A tremendous, not-so-inevitable skew on the new-new wave mania scorching the pop earth in the early Noughties, Franz Ferdinand swaggered in all-literate-like with Wiry rhythm and Blondie hit chops. That audacious aim to “get girls dancing” found full flower here in Junior’s neck-crick nodding in the back seat as the enormous riff kicked this song off proper.

Is there a more pleasing sight than two grown men throttling their guitars to synchronised steps? Alex Kapranos and Nick McCarthy were the new Rossi and Parfitt, the new Mud, the new Shadows – well-turned out gents who knew the value of fancy footwork, the limitations of rock shapes. If ‘Take Me Out’ – the tripartite axe-slinging beauty – could get them skipping in time, the girls would be a cert.

Der-der-der:

Band Aid/Band Aid 20, ‘Do They Know It’s Christmas?’

As a globally conscious 12-year-old, I spent my hard-won cash on the single like millions of others. I was struck by how much one of the Ethiopian children on the cover looked like Bob Geldof.
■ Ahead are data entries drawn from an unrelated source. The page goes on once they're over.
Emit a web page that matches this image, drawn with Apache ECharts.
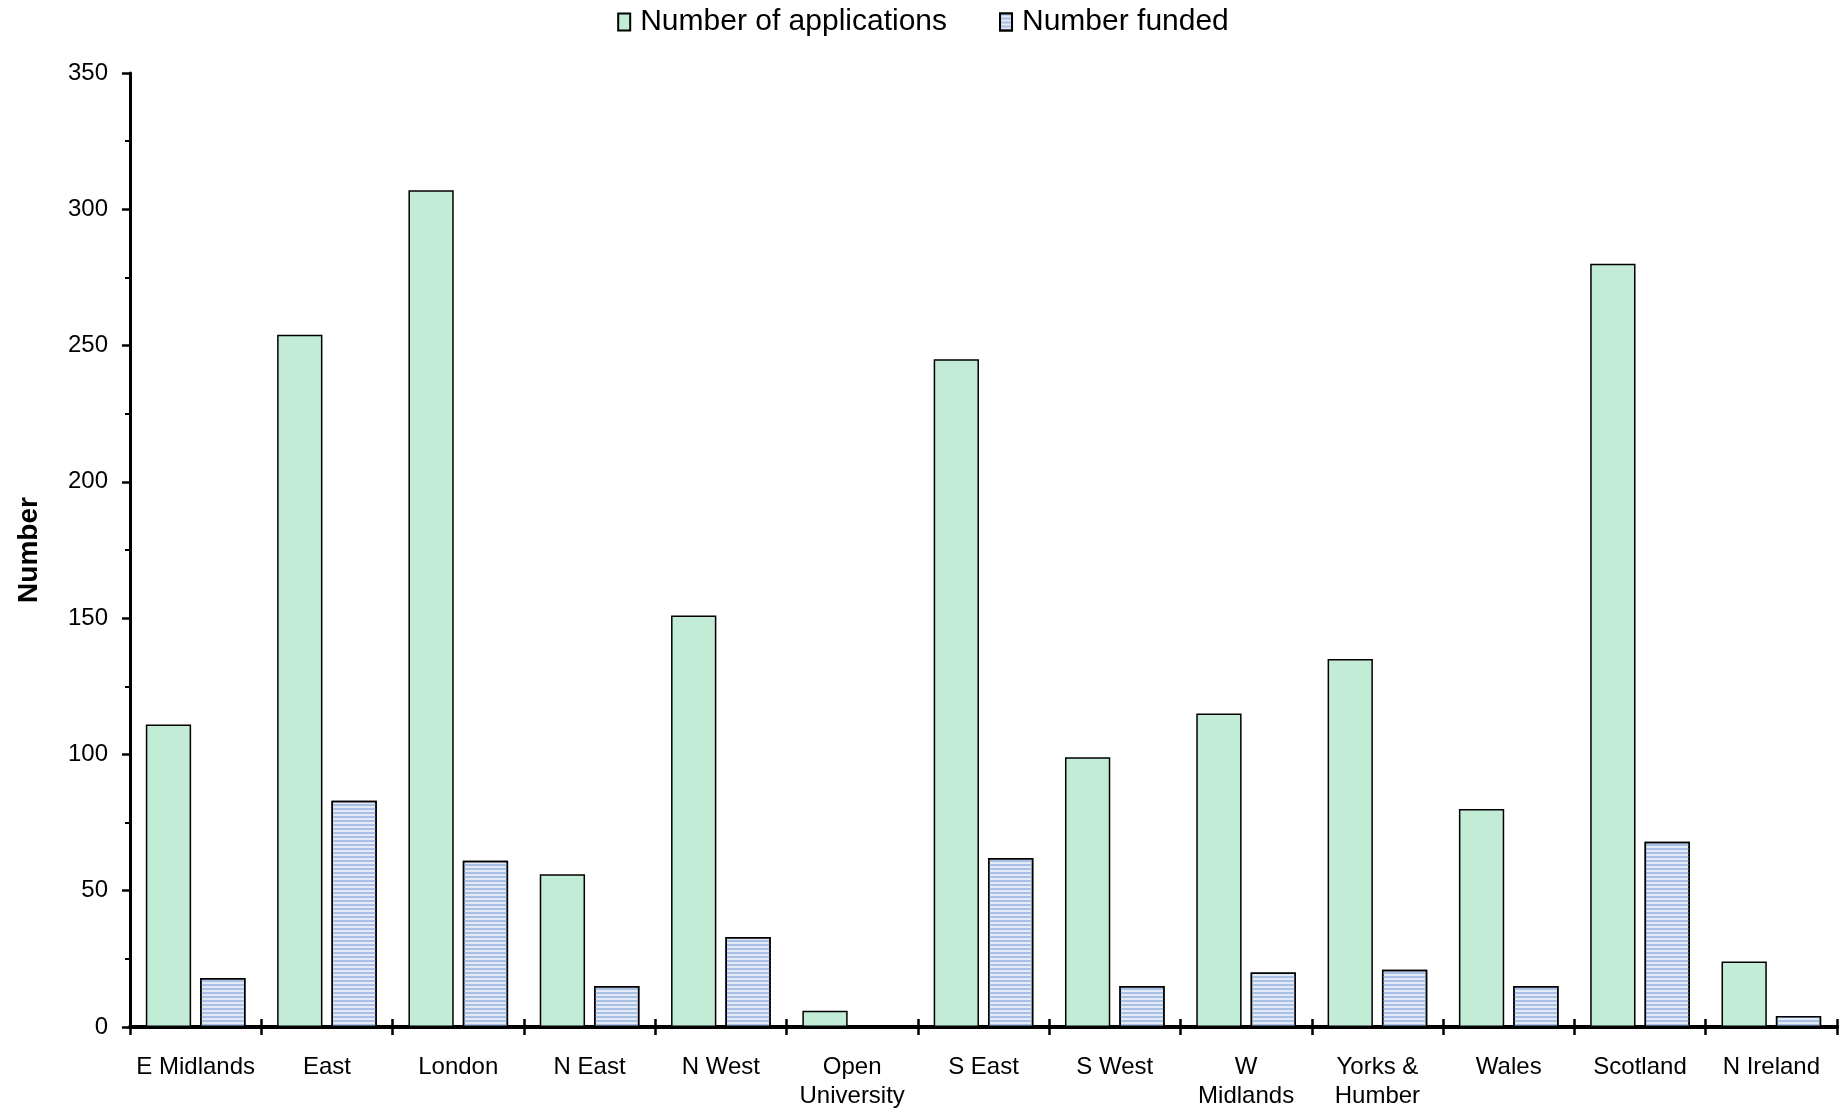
<!DOCTYPE html>
<html>
<head>
<meta charset="utf-8">
<script src="https://cdn.jsdelivr.net/npm/echarts@6/dist/echarts.min.js"></script>
<style>html,body{margin:0;padding:0;background:#fff}#c{width:1846px;height:1111px}</style>
</head>
<body>
<div id="c"></div>
<script>
const categories = ['E Midlands','East','London','N East','N West','Open\nUniversity','S East','S West','W\nMidlands','Yorks &\nHumber','Wales','Scotland','N Ireland'];
const applications = [111, 254, 307, 56, 151, 6, 245, 99, 115, 135, 80, 280, 24];
const funded = [18, 83, 61, 15, 33, 0, 62, 15, 20, 21, 15, 68, 4];
const yTicks = {min: 0, max: 350, interval: 50};

const FONT = 'Liberation Sans, Arial, sans-serif';
const chart = echarts.init(document.getElementById('c'));
chart.setOption({
  animation: false,
  backgroundColor: '#fff',
  textStyle: {fontFamily: FONT, color: '#000'},
  legend: {
    top: 2, left: 'center', icon: 'rect',
    itemWidth: 12, itemHeight: 17, itemGap: 52,
    textStyle: {fontSize: 30, fontFamily: FONT, color: '#000', padding: [0, 0, 0, 5]},
    data: ['Number of applications', 'Number funded']
  },
  grid: {left: 130, right: 9, top: 73, bottom: 84, containLabel: false},
  xAxis: [{
    type: 'category', data: categories, position: 'bottom',
    axisLine: {lineStyle: {color: '#000', width: 4}},
    axisTick: {show: true, length: 8, lineStyle: {color: '#000', width: 2.5}},
    axisLabel: {fontSize: 24, fontFamily: FONT, color: '#000', margin: 26, lineHeight: 29, interval: 0}
  }, {
    type: 'category', data: categories, position: 'bottom',
    axisLine: {show: false},
    axisTick: {show: true, inside: true, length: 8, lineStyle: {color: '#000', width: 2.5}},
    axisLabel: {show: false}
  }],
  yAxis: {
    type: 'value', min: yTicks.min, max: yTicks.max, interval: yTicks.interval,
    name: 'Number', nameLocation: 'middle', nameGap: 87, nameRotate: 90,
    nameTextStyle: {fontSize: 28, fontWeight: 'bold', fontFamily: FONT, color: '#000'},
    axisLine: {show: true, lineStyle: {color: '#000', width: 3}},
    axisTick: {show: true, length: 8, lineStyle: {color: '#000', width: 2.5}},
    minorTick: {show: true, splitNumber: 2, length: 5, lineStyle: {color: '#000', width: 2}},
    splitLine: {show: false},
    axisLabel: {fontSize: 24, fontFamily: FONT, color: '#000', margin: 22}
  },
  series: [{
    name: 'Number of applications', type: 'bar', data: applications,
    barWidth: '34.5%', barGap: '20%',
    itemStyle: {color: '#c2ecd5', borderColor: '#000', borderWidth: 1.5}
  }, {
    name: 'Number funded', type: 'bar', data: funded,
    barWidth: '34.5%', barGap: '20%',
    itemStyle: {
      color: '#e4eaf5', borderColor: '#000', borderWidth: 1.5,
      decal: {symbol: 'rect', symbolSize: 1, dashArrayX: [[1, 0]], dashArrayY: [1.5, 2], rotation: 0, color: '#a8c0e6'}
    }
  }]
});
</script>
</body>
</html>
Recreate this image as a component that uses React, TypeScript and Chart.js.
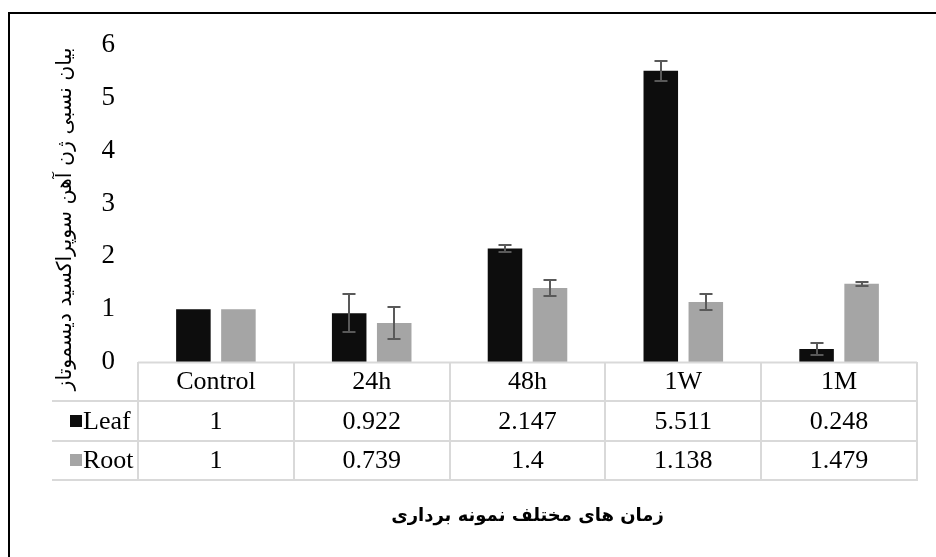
import React, { useEffect, useRef } from 'react';
import { Chart, registerables } from 'chart.js';

Chart.register(...registerables);

const categories = ['Control', '24h', '48h', '1W', '1M'];
const seriesNames = ['Leaf', 'Root'];
const leafValues = [1, 0.922, 2.147, 5.511, 0.248];
const rootValues = [1, 0.739, 1.4, 1.138, 1.479];
const leafErrors = [0, 0.36, 0.07, 0.19, 0.11];
const rootErrors = [0, 0.3, 0.15, 0.15, 0.04];
const yTicks = [0, 1, 2, 3, 4, 5, 6];
const yTitle = 'بیان نسبی ژن آهن سوپراکسید دیسموتاز';
const xTitle = 'زمان های مختلف نمونه برداری';

const LEAF_COLOR = '#0d0d0d';
const ROOT_COLOR = '#a5a5a5';
const ERR_COLOR = '#595959';
const GRID_COLOR = '#d9d9d9';
const SERIF = '"Liberation Serif", "Times New Roman", serif';
const PERSIAN = '"DejaVu Sans", sans-serif';

const seriesValues = [leafValues, rootValues];
const seriesErrors = [leafErrors, rootErrors];
const seriesColors = [LEAF_COLOR, ROOT_COLOR];

const excelPlugin = {
  id: 'excelTable',
  afterDatasetsDraw(chart: any) {
    const ctx = chart.ctx;
    const y = chart.scales.y;
    ctx.save();
    ctx.strokeStyle = ERR_COLOR;
    ctx.lineWidth = 2;
    seriesValues.forEach((vals, di) => {
      const meta = chart.getDatasetMeta(di);
      vals.forEach((v, i) => {
        const e = seriesErrors[di][i];
        if (!e) return;
        const x = Math.round(meta.data[i].x);
        const yt = Math.round(y.getPixelForValue(v + e));
        const yb = Math.round(y.getPixelForValue(v - e));
        ctx.beginPath();
        ctx.moveTo(x, yt);
        ctx.lineTo(x, yb);
        ctx.moveTo(x - 6.5, yt);
        ctx.lineTo(x + 6.5, yt);
        ctx.moveTo(x - 6.5, yb);
        ctx.lineTo(x + 6.5, yb);
        ctx.stroke();
      });
    });
    ctx.restore();
  },
  afterDraw(chart: any) {
    const ctx = chart.ctx;
    const area = chart.chartArea;
    const n = categories.length;
    const colW = (area.right - area.left) / n;
    const top = area.bottom;
    const rowH = 39.3;
    const legendLeft = 52;
    ctx.save();

    // table grid
    ctx.strokeStyle = GRID_COLOR;
    ctx.lineWidth = 2;
    ctx.beginPath();
    ctx.moveTo(area.left, top + 0.5);
    ctx.lineTo(area.right, top + 0.5);
    for (let r = 1; r <= 3; r++) {
      const yy = Math.round(top + r * rowH);
      ctx.moveTo(legendLeft, yy);
      ctx.lineTo(area.right, yy);
    }
    for (let c = 0; c <= n; c++) {
      const xx = Math.round(area.left + c * colW);
      ctx.moveTo(xx, top);
      ctx.lineTo(xx, Math.round(top + 3 * rowH) + 1);
    }
    ctx.stroke();

    // table texts
    ctx.fillStyle = '#000';
    ctx.font = `26px ${SERIF}`;
    ctx.textAlign = 'center';
    ctx.textBaseline = 'middle';
    categories.forEach((cat, i) => {
      const cx = area.left + (i + 0.5) * colW;
      ctx.fillText(cat, cx, top + rowH * 0.5 + 1);
      seriesValues.forEach((vals, di) => {
        ctx.fillText(String(vals[i]), cx, top + rowH * (1.5 + di) + 1);
      });
    });

    // legend keys in table
    ctx.textAlign = 'left';
    seriesNames.forEach((name, di) => {
      const cy = top + rowH * (1.5 + di);
      ctx.fillStyle = seriesColors[di];
      ctx.fillRect(70, Math.round(cy - 6), 12, 12);
      ctx.fillStyle = '#000';
      ctx.fillText(name, 83, cy + 1);
    });

    // axis titles
    ctx.direction = 'rtl';
    ctx.textAlign = 'center';
    ctx.fillStyle = '#000';
    ctx.font = `bold 18px ${PERSIAN}`;
    ctx.fillText(xTitle, (area.left + area.right) / 2, 516);

    ctx.translate(66, 219);
    ctx.rotate(-Math.PI / 2);
    ctx.font = `20.5px ${PERSIAN}`;
    ctx.fillText(yTitle, 0, 0);
    ctx.restore();

    // outer border
    ctx.save();
    ctx.strokeStyle = '#000';
    ctx.lineWidth = 2;
    ctx.beginPath();
    ctx.moveTo(9, chart.height);
    ctx.lineTo(9, 13);
    ctx.lineTo(chart.width, 13);
    ctx.stroke();
    ctx.restore();
  },
};

export default function App() {
  const canvasRef = useRef<HTMLCanvasElement | null>(null);

  useEffect(() => {
    if (!canvasRef.current) return;
    const chart = new Chart(canvasRef.current, {
      type: 'bar',
      data: {
        labels: categories,
        datasets: [
          {
            label: seriesNames[0],
            data: leafValues,
            backgroundColor: LEAF_COLOR,
            categoryPercentage: 0.578,
            barPercentage: 0.767,
          },
          {
            label: seriesNames[1],
            data: rootValues,
            backgroundColor: ROOT_COLOR,
            categoryPercentage: 0.578,
            barPercentage: 0.767,
          },
        ],
      },
      options: {
        animation: false,
        responsive: false,
        devicePixelRatio: 1,
        layout: { padding: { left: 0, right: 19, top: 45, bottom: 195 } },
        plugins: {
          legend: { display: false },
          tooltip: { enabled: false },
          title: { display: false },
        },
        scales: {
          x: { display: false },
          y: {
            min: 0,
            max: 6,
            afterBuildTicks: (axis: any) => {
              axis.ticks = yTicks.map((v) => ({ value: v }));
            },
            afterFit: (axis: any) => {
              axis.width = 138;
            },
            grid: { display: false, drawTicks: false },
            border: { display: false },
            ticks: {
              padding: 23,
              color: '#000',
              font: { family: SERIF, size: 27 },
            },
          },
        },
      },
      plugins: [excelPlugin],
    });
    return () => chart.destroy();
  }, []);

  return (
    <div style={{ position: 'fixed', left: 0, top: 0, width: 936, height: 557, background: '#fff' }}>
      <canvas ref={canvasRef} width={936} height={557} style={{ display: 'block' }} />
    </div>
  );
}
Yesterday morning, Junior was subjected to the original and the recent remake – she was lucky that I couldn’t find the awful Stock Aitken Waterman version, or I would’ve carried out my threat to play one a day ‘til Christmas.

I’m one of the few who admits to liking the 1984 song. I’m one of the even fewer who can see value in 2004’s edition. I like Thom Yorke’s piano. The Darkness guitars are dreadful, though, and it goes on way too long. Also, don’t we get proper heavyweight pop stars any more? There’s hardly anyone on the later record to compete in terms of fame, glamour, ego and interest with the likes of Simon Le Bon, George Michael, Boy George, even Sting. I bet Status Quo weren’t plying Will Young and Jamelia with Class A drugs.

Junior can’t see what any of the fuss is about. She manages to laugh near the Dizzee Rascal bit, and I can see her wondering who Glenn Gregory is. Or was.